• **Task goal**: Write out again, exactly as they appear, the lines from the line with "What React, TypeScript" through the line with "const aTicks = [-75, -50, -25, 0, 25, 50, 75, 100]". Do not include any pictures.

• **Records provided**:
--- --- ---

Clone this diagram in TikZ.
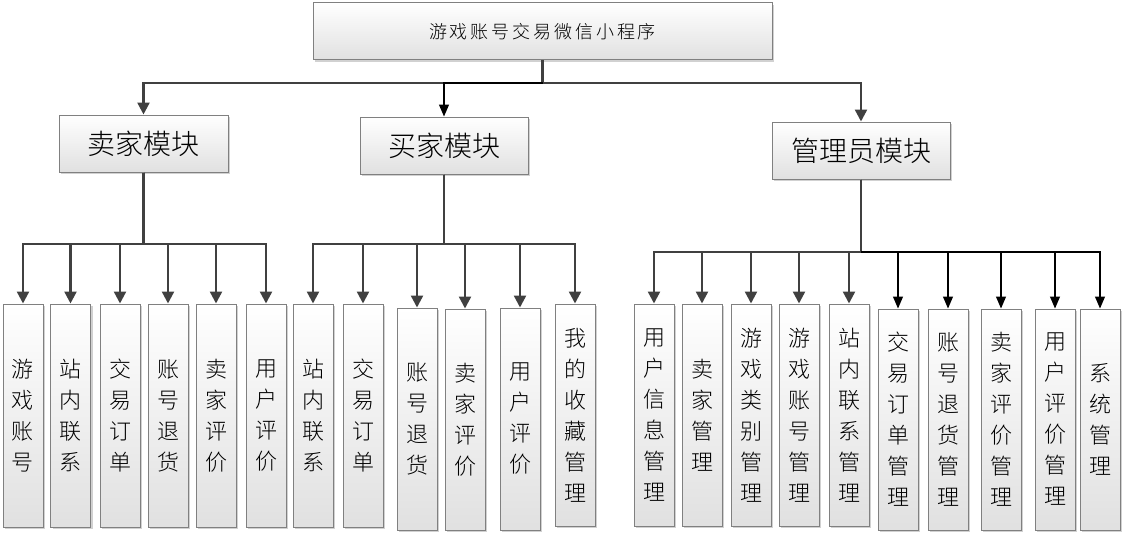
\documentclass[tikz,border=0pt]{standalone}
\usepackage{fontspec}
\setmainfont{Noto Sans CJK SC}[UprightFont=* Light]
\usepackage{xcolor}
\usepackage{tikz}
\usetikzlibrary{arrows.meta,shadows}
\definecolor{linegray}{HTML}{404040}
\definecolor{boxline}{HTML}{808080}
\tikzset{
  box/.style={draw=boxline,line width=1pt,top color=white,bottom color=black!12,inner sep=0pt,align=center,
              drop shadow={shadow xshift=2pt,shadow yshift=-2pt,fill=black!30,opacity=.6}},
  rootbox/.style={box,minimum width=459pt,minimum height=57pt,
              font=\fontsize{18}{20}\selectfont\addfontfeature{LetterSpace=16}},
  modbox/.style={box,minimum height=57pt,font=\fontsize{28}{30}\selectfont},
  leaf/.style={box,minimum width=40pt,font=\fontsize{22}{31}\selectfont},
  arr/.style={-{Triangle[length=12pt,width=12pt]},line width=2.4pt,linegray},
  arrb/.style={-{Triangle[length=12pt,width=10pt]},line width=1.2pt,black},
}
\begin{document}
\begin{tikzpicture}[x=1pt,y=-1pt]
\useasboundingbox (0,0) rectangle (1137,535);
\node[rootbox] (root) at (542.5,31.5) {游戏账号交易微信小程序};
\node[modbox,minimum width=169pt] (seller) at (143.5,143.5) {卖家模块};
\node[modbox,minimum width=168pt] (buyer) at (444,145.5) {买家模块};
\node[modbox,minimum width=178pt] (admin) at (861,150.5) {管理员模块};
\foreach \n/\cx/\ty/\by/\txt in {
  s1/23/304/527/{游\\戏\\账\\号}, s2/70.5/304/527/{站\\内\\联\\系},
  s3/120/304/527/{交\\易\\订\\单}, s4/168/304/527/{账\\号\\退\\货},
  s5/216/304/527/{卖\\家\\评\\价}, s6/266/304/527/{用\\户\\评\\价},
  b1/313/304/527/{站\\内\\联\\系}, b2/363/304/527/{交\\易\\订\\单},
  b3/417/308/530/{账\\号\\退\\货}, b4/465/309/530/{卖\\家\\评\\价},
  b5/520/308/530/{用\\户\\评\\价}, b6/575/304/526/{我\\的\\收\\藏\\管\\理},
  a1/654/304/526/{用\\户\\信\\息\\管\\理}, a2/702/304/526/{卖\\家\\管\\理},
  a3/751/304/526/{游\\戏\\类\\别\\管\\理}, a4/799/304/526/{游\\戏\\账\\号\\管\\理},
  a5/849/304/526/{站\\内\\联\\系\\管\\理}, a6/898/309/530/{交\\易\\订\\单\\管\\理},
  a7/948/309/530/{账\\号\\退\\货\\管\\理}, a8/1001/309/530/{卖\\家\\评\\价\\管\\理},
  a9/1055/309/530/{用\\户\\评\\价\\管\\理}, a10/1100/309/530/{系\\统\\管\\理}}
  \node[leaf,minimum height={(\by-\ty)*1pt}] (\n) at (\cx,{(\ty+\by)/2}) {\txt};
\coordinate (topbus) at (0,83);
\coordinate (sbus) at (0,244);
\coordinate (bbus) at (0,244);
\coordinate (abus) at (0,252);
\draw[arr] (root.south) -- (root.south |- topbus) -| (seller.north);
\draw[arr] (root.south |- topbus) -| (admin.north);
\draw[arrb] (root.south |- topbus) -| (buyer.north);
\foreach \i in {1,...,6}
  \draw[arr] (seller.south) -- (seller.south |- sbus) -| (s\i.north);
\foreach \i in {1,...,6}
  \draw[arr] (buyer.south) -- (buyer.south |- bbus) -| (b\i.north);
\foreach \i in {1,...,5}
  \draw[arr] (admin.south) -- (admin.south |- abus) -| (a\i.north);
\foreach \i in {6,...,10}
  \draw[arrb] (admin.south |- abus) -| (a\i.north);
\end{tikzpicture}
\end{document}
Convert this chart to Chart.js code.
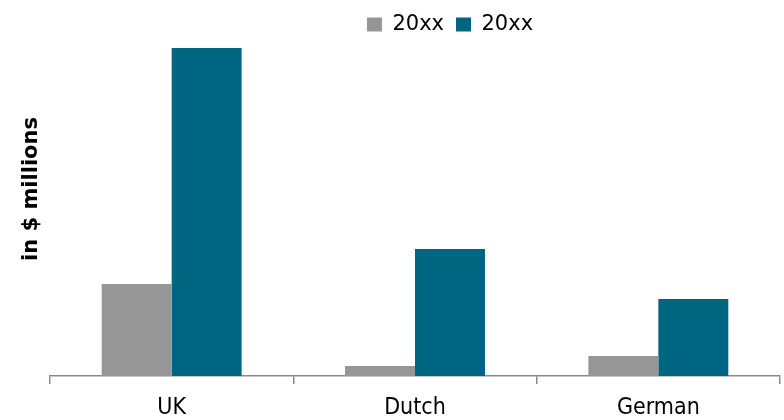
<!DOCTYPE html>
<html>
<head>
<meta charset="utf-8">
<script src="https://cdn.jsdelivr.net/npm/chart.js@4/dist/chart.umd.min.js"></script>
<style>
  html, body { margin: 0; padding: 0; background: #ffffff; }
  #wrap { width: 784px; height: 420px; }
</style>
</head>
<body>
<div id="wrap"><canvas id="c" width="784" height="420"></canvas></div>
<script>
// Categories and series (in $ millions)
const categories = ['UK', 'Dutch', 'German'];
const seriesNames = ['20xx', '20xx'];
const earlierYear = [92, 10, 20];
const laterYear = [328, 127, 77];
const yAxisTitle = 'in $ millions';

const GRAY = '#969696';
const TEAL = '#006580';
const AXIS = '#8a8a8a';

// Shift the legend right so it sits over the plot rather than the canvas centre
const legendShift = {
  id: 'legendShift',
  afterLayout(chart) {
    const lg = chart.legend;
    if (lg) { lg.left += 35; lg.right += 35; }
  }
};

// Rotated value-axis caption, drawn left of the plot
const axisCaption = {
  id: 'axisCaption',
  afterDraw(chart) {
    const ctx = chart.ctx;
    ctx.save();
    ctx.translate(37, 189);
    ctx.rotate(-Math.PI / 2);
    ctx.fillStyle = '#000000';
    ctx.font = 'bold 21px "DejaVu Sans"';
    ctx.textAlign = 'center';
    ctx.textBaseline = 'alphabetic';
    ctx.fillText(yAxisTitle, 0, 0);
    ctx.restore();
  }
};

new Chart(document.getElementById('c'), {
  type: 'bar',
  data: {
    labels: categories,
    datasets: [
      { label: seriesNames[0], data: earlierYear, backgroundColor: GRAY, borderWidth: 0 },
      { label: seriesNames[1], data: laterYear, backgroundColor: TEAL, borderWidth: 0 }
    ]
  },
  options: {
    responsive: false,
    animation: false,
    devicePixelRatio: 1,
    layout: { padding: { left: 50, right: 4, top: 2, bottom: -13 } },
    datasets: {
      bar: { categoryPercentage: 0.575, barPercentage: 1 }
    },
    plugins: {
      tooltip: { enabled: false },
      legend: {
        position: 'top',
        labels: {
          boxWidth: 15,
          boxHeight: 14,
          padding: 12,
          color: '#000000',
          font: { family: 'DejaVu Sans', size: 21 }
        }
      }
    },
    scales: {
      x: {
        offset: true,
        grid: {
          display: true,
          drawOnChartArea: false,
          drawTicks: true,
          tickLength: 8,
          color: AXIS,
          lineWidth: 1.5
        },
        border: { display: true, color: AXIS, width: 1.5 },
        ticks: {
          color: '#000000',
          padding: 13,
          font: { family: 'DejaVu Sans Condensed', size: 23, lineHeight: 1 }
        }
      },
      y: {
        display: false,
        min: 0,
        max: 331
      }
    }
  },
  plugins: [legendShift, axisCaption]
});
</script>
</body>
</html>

--- --- ---

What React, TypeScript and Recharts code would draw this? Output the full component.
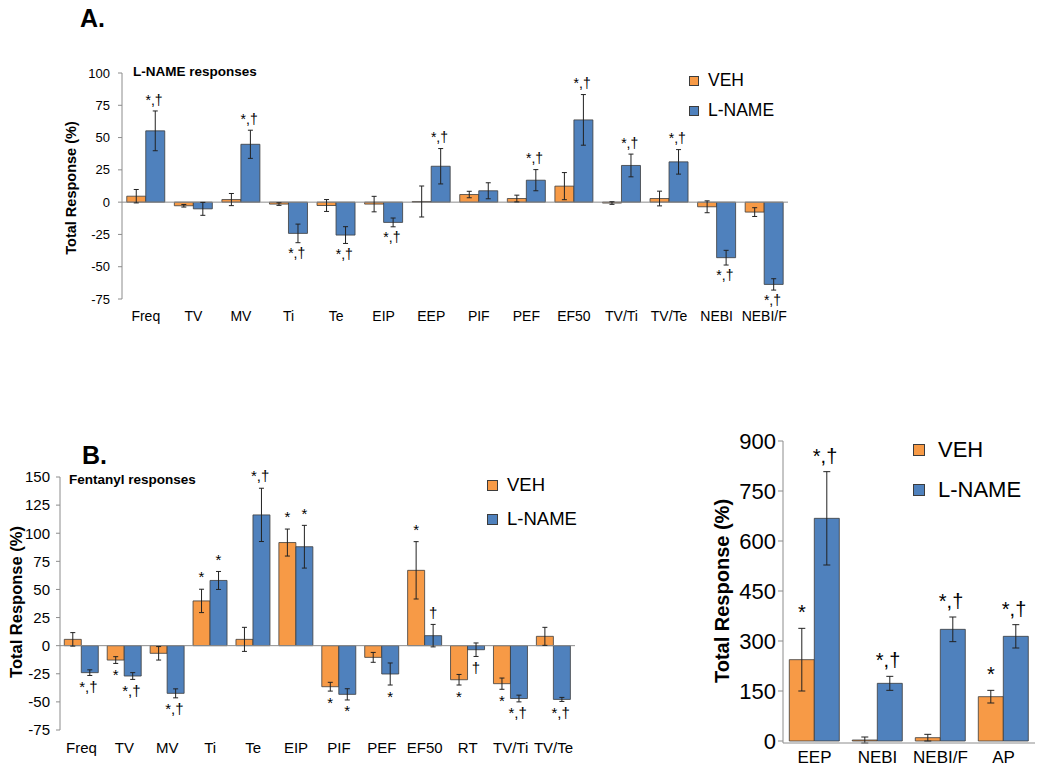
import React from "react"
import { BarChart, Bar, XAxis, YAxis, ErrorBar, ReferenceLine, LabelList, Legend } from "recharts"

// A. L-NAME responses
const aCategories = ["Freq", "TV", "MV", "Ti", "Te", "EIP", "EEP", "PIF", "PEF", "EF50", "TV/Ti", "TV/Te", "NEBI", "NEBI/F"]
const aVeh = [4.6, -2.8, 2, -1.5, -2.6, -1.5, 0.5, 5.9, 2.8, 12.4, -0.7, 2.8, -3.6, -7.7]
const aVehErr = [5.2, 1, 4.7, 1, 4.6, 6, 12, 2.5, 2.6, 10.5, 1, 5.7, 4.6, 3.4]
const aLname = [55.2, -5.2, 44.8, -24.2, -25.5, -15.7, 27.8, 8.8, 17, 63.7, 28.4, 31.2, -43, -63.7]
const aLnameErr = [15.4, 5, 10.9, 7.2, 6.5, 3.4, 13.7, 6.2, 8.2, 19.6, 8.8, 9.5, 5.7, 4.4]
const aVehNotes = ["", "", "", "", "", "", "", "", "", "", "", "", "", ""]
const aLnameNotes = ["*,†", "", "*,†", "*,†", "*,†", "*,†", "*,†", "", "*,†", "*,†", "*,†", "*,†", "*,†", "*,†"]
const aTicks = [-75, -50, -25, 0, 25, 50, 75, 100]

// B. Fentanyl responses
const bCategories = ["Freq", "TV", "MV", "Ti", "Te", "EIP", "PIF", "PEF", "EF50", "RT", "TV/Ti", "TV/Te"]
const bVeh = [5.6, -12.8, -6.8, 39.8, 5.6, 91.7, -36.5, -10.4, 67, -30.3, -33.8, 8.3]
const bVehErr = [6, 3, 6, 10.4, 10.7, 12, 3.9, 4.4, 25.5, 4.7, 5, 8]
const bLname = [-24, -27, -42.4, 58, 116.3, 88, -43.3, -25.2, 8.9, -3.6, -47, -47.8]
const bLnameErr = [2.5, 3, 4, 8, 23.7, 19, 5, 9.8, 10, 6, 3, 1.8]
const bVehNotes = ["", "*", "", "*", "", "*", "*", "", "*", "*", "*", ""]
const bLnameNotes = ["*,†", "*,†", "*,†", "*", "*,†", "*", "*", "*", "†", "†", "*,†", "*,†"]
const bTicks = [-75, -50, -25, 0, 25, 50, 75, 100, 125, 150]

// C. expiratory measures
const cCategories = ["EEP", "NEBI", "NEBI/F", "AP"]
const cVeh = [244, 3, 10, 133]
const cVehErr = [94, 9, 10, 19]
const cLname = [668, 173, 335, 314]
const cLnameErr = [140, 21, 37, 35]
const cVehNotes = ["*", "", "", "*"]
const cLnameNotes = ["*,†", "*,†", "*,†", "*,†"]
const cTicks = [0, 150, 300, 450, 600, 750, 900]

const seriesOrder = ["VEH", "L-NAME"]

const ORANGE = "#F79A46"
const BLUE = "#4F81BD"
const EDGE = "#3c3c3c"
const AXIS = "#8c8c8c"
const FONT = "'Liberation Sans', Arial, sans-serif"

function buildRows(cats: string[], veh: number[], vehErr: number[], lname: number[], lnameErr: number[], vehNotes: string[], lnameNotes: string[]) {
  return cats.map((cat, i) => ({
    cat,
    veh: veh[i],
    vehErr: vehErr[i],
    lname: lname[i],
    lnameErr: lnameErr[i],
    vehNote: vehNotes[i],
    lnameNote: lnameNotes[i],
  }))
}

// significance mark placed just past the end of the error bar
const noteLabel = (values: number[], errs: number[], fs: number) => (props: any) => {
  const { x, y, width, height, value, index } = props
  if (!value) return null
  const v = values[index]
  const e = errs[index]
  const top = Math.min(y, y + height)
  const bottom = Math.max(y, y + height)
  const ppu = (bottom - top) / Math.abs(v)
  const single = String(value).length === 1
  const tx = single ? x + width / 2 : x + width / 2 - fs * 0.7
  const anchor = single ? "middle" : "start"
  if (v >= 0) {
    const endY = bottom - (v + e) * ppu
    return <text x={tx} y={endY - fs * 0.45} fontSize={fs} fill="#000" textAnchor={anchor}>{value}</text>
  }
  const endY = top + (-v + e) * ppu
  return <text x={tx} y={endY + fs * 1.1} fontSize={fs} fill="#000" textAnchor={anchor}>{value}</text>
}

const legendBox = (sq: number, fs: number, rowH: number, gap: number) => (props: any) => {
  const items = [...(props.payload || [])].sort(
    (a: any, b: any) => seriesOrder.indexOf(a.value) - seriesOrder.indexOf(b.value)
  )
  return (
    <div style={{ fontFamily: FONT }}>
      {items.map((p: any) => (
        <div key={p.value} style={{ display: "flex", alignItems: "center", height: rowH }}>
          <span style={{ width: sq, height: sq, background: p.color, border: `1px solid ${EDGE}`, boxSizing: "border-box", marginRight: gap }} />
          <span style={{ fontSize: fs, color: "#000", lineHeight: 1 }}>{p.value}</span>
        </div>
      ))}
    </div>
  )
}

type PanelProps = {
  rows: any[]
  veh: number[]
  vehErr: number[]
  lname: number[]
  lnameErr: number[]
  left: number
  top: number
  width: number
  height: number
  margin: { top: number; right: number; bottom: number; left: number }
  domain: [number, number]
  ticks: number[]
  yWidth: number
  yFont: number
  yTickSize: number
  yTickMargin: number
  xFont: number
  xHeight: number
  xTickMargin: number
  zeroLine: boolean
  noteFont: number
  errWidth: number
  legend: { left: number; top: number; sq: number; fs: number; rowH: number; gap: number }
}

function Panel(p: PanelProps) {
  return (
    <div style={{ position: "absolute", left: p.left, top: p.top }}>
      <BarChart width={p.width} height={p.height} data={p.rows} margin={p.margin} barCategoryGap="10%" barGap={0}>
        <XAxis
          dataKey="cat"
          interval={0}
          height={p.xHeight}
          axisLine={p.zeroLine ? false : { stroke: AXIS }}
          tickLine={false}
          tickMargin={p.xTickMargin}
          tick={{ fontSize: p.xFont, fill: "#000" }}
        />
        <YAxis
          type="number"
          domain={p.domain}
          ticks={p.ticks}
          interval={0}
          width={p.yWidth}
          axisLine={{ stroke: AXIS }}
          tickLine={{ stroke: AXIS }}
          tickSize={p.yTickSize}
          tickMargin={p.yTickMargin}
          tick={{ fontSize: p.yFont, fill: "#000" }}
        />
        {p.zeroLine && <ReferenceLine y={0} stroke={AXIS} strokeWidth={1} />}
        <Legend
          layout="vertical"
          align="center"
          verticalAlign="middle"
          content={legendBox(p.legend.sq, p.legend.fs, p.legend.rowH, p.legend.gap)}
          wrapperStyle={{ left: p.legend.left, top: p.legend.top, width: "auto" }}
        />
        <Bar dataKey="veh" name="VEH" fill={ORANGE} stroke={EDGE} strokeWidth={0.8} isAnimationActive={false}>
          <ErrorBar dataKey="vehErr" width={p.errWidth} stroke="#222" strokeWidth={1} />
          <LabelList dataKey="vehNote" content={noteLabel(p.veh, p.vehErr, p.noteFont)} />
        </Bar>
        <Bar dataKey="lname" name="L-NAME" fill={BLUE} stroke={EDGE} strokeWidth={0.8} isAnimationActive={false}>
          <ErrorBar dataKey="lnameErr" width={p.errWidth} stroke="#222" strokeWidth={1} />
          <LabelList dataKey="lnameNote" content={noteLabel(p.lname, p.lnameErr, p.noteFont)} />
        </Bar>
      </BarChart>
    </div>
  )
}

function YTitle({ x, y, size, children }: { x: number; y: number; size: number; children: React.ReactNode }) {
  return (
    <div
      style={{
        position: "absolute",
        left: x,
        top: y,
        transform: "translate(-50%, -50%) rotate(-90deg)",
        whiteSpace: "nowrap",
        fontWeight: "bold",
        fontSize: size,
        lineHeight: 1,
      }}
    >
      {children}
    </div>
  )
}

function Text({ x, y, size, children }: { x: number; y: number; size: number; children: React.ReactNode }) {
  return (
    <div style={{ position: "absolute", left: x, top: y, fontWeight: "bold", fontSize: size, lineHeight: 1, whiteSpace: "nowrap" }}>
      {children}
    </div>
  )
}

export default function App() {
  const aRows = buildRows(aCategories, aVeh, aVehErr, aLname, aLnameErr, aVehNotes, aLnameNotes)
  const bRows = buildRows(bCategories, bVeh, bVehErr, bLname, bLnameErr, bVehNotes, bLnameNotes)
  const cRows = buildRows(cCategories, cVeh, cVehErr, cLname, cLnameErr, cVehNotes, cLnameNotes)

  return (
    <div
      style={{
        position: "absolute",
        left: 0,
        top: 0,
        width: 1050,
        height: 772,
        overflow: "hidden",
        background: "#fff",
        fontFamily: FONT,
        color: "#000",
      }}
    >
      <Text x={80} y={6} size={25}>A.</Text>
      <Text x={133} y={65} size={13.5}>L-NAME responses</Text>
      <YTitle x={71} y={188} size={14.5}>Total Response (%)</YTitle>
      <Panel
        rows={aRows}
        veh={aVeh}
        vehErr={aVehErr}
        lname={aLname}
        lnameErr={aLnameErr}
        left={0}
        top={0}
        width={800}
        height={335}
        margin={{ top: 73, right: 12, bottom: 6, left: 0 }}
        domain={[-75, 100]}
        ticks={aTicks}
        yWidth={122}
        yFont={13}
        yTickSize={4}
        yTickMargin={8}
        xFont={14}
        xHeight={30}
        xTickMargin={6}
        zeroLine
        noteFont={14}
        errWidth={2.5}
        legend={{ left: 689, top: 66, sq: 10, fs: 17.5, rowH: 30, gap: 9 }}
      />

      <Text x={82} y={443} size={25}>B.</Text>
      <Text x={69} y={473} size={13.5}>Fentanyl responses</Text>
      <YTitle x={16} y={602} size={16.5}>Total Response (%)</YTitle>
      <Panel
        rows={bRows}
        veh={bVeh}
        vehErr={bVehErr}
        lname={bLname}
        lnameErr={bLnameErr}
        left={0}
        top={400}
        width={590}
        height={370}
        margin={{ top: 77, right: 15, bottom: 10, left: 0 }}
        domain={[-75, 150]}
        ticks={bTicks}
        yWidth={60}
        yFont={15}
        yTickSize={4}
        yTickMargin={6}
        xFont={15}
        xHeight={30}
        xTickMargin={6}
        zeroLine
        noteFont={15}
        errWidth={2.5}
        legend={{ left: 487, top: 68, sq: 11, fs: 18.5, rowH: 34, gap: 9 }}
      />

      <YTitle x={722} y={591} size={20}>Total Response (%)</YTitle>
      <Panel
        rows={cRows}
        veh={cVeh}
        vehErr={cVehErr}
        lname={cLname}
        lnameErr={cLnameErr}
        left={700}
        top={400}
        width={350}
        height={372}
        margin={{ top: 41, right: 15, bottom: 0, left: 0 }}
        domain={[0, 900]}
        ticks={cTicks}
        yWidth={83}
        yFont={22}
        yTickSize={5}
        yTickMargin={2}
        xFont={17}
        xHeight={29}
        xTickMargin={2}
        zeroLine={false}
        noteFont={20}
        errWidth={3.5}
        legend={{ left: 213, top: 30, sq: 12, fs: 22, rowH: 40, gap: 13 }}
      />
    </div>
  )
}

--- --- ---

• **Output for this exercise**:
What React, TypeScript and Recharts code would draw this? Output the full component.
import React from "react"
import { BarChart, Bar, XAxis, YAxis, ErrorBar, ReferenceLine, LabelList, Legend } from "recharts"

// A. L-NAME responses
const aCategories = ["Freq", "TV", "MV", "Ti", "Te", "EIP", "EEP", "PIF", "PEF", "EF50", "TV/Ti", "TV/Te", "NEBI", "NEBI/F"]
const aVeh = [4.6, -2.8, 2, -1.5, -2.6, -1.5, 0.5, 5.9, 2.8, 12.4, -0.7, 2.8, -3.6, -7.7]
const aVehErr = [5.2, 1, 4.7, 1, 4.6, 6, 12, 2.5, 2.6, 10.5, 1, 5.7, 4.6, 3.4]
const aLname = [55.2, -5.2, 44.8, -24.2, -25.5, -15.7, 27.8, 8.8, 17, 63.7, 28.4, 31.2, -43, -63.7]
const aLnameErr = [15.4, 5, 10.9, 7.2, 6.5, 3.4, 13.7, 6.2, 8.2, 19.6, 8.8, 9.5, 5.7, 4.4]
const aVehNotes = ["", "", "", "", "", "", "", "", "", "", "", "", "", ""]
const aLnameNotes = ["*,†", "", "*,†", "*,†", "*,†", "*,†", "*,†", "", "*,†", "*,†", "*,†", "*,†", "*,†", "*,†"]
const aTicks = [-75, -50, -25, 0, 25, 50, 75, 100]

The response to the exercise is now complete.